- **Directions for this task**
Leave out the pictures and copy everything else in the entries exactly.

-- start of Records for this exercise --

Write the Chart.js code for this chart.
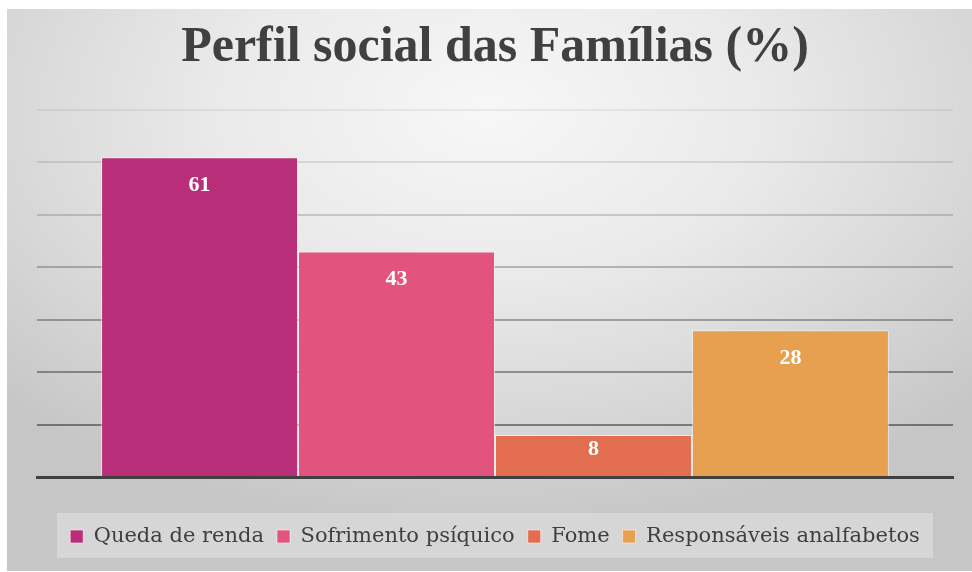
<!DOCTYPE html>
<html>
<head>
<meta charset="utf-8">
<script src="https://cdn.jsdelivr.net/npm/chart.js@4/dist/chart.umd.min.js"></script>
<style>
  html, body { margin: 0; padding: 0; background: #fff; }
  #panel {
    position: absolute; left: 7px; top: 9px; width: 965px; height: 562px;
    background: radial-gradient(ellipse 70% 75% at 50% 18%, #f7f7f7 0%, #eaeaea 40%, #d6d6d6 75%, #c6c6c6 100%);
  }
  #wrap { position: absolute; left: 0; top: 0; width: 965px; height: 562px; }
</style>
</head>
<body>
<div id="panel"><div id="wrap"><canvas id="chart"></canvas></div></div>
<script>
const categories = ['Perfil'];
const seriesNames = ['Queda de renda', 'Sofrimento psíquico', 'Fome', 'Responsáveis analfabetos'];
const seriesValues = [61, 43, 8, 28];
const seriesColors = ['#b92e78', '#e2537d', '#e36d51', '#e6a04f'];
const yTicks = [0, 10, 20, 30, 40, 50, 60, 70];

const serif = "'Liberation Serif', 'DejaVu Serif', serif";
const legendFont = "'DejaVu Serif', serif";
const gridAlpha = [0, 0.42, 0.36, 0.3, 0.24, 0.16, 0.1, 0.06];

const legendBox = {
  id: 'legendBox',
  beforeDraw(chart) {
    const l = chart.legend;
    const ctx = chart.ctx;
    ctx.save();
    ctx.fillStyle = 'rgba(255,255,255,0.28)';
    ctx.fillRect(50, l.top, 876, l.height + 1);
    ctx.restore();
  }
};

const barLabels = {
  id: 'barLabels',
  afterDatasetsDraw(chart) {
    const ctx = chart.ctx;
    ctx.save();
    ctx.fillStyle = '#ffffff';
    ctx.font = 'bold 22px ' + serif;
    ctx.textAlign = 'center';
    ctx.textBaseline = 'middle';
    chart.data.datasets.forEach((ds, i) => {
      const bar = chart.getDatasetMeta(i).data[0];
      const h = bar.base - bar.y;
      const y = bar.y + Math.min(28, h * 0.36);
      ctx.fillText(String(ds.data[0]), bar.x, y);
    });
    ctx.restore();
  }
};

new Chart(document.getElementById('chart'), {
  type: 'bar',
  data: {
    labels: categories,
    datasets: seriesNames.map((name, i) => ({
      label: name,
      data: [seriesValues[i]],
      backgroundColor: seriesColors[i],
      borderColor: 'rgba(255,255,255,0.55)',
      borderWidth: 1,
      barPercentage: 1,
      categoryPercentage: 0.86
    }))
  },
  options: {
    responsive: true,
    maintainAspectRatio: false,
    animation: false,
    layout: { padding: { left: 30, right: 19, top: 0, bottom: 14 } },
    scales: {
      x: {
        grid: { display: false },
        ticks: { display: false },
        border: { color: '#404040', width: 3 },
        afterFit(scale) { scale.height = 36; }
      },
      y: {
        min: 0,
        max: 70,
        z: 1,
        afterBuildTicks(scale) { scale.ticks = yTicks.map(v => ({ value: v })); },
        ticks: { display: false },
        border: { display: false },
        grid: {
          lineWidth: 2,
          drawTicks: false,
          color: ctx => 'rgba(0,0,0,' + gridAlpha[ctx.index] + ')'
        }
      }
    },
    plugins: {
      title: {
        display: true,
        text: 'Perfil social das Famílias (%)',
        color: '#404040',
        font: { family: serif, size: 50, weight: 'bold', lineHeight: 1.2 },
        padding: { top: 9, bottom: 32 }
      },
      legend: {
        position: 'bottom',
        labels: {
          color: '#404040',
          font: { family: legendFont, size: 21 },
          boxWidth: 13,
          boxHeight: 13,
          padding: 13
        }
      },
      tooltip: { enabled: false }
    }
  },
  plugins: [legendBox, barLabels]
});
</script>
</body>
</html>
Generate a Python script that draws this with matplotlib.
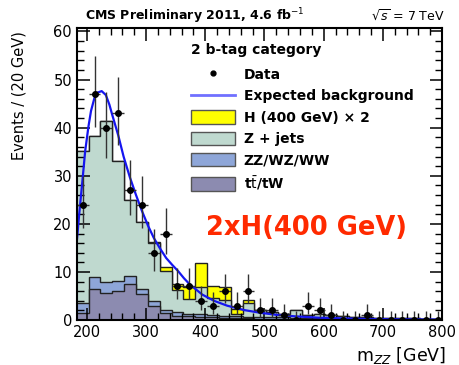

-- end of Records for this exercise --

- **Result of this exercise**
Write the Chart.js code for this chart.
<!DOCTYPE html>
<html>
<head>
<meta charset="utf-8">
<script src="https://cdn.jsdelivr.net/npm/chart.js@4/dist/chart.umd.min.js"></script>
<style>
  html, body { margin: 0; padding: 0; background: #fff; }
  #panel {
    position: absolute; left: 7px; top: 9px; width: 965px; height: 562px;
    background: radial-gradient(ellipse 70% 75% at 50% 18%, #f7f7f7 0%, #eaeaea 40%, #d6d6d6 75%, #c6c6c6 100%);
  }
  #wrap { position: absolute; left: 0; top: 0; width: 965px; height: 562px; }
</style>
</head>
<body>
<div id="panel"><div id="wrap"><canvas id="chart"></canvas></div></div>
<script>
const categories = ['Perfil'];
const seriesNames = ['Queda de renda', 'Sofrimento psíquico', 'Fome', 'Responsáveis analfabetos'];
const seriesValues = [61, 43, 8, 28];
const seriesColors = ['#b92e78', '#e2537d', '#e36d51', '#e6a04f'];
const yTicks = [0, 10, 20, 30, 40, 50, 60, 70];

const serif = "'Liberation Serif', 'DejaVu Serif', serif";
const legendFont = "'DejaVu Serif', serif";
const gridAlpha = [0, 0.42, 0.36, 0.3, 0.24, 0.16, 0.1, 0.06];

const legendBox = {
  id: 'legendBox',
  beforeDraw(chart) {
    const l = chart.legend;
    const ctx = chart.ctx;
    ctx.save();
    ctx.fillStyle = 'rgba(255,255,255,0.28)';
    ctx.fillRect(50, l.top, 876, l.height + 1);
    ctx.restore();
  }
};

const barLabels = {
  id: 'barLabels',
  afterDatasetsDraw(chart) {
    const ctx = chart.ctx;
    ctx.save();
    ctx.fillStyle = '#ffffff';
    ctx.font = 'bold 22px ' + serif;
    ctx.textAlign = 'center';
    ctx.textBaseline = 'middle';
    chart.data.datasets.forEach((ds, i) => {
      const bar = chart.getDatasetMeta(i).data[0];
      const h = bar.base - bar.y;
      const y = bar.y + Math.min(28, h * 0.36);
      ctx.fillText(String(ds.data[0]), bar.x, y);
    });
    ctx.restore();
  }
};

new Chart(document.getElementById('chart'), {
  type: 'bar',
  data: {
    labels: categories,
    datasets: seriesNames.map((name, i) => ({
      label: name,
      data: [seriesValues[i]],
      backgroundColor: seriesColors[i],
      borderColor: 'rgba(255,255,255,0.55)',
      borderWidth: 1,
      barPercentage: 1,
      categoryPercentage: 0.86
    }))
  },
  options: {
    responsive: true,
    maintainAspectRatio: false,
    animation: false,
    layout: { padding: { left: 30, right: 19, top: 0, bottom: 14 } },
    scales: {
      x: {
        grid: { display: false },
        ticks: { display: false },
        border: { color: '#404040', width: 3 },
        afterFit(scale) { scale.height = 36; }
      },
      y: {
        min: 0,
        max: 70,
        z: 1,
        afterBuildTicks(scale) { scale.ticks = yTicks.map(v => ({ value: v })); },
        ticks: { display: false },
        border: { display: false },
        grid: {
          lineWidth: 2,
          drawTicks: false,
          color: ctx => 'rgba(0,0,0,' + gridAlpha[ctx.index] + ')'
        }
      }
    },
    plugins: {
      title: {
        display: true,
        text: 'Perfil social das Famílias (%)',
        color: '#404040',
        font: { family: serif, size: 50, weight: 'bold', lineHeight: 1.2 },
        padding: { top: 9, bottom: 32 }
      },
      legend: {
        position: 'bottom',
        labels: {
          color: '#404040',
          font: { family: legendFont, size: 21 },
          boxWidth: 13,
          boxHeight: 13,
          padding: 13
        }
      },
      tooltip: { enabled: false }
    }
  },
  plugins: [legendBox, barLabels]
});
</script>
</body>
</html>
Generate a Python script that draws this with matplotlib.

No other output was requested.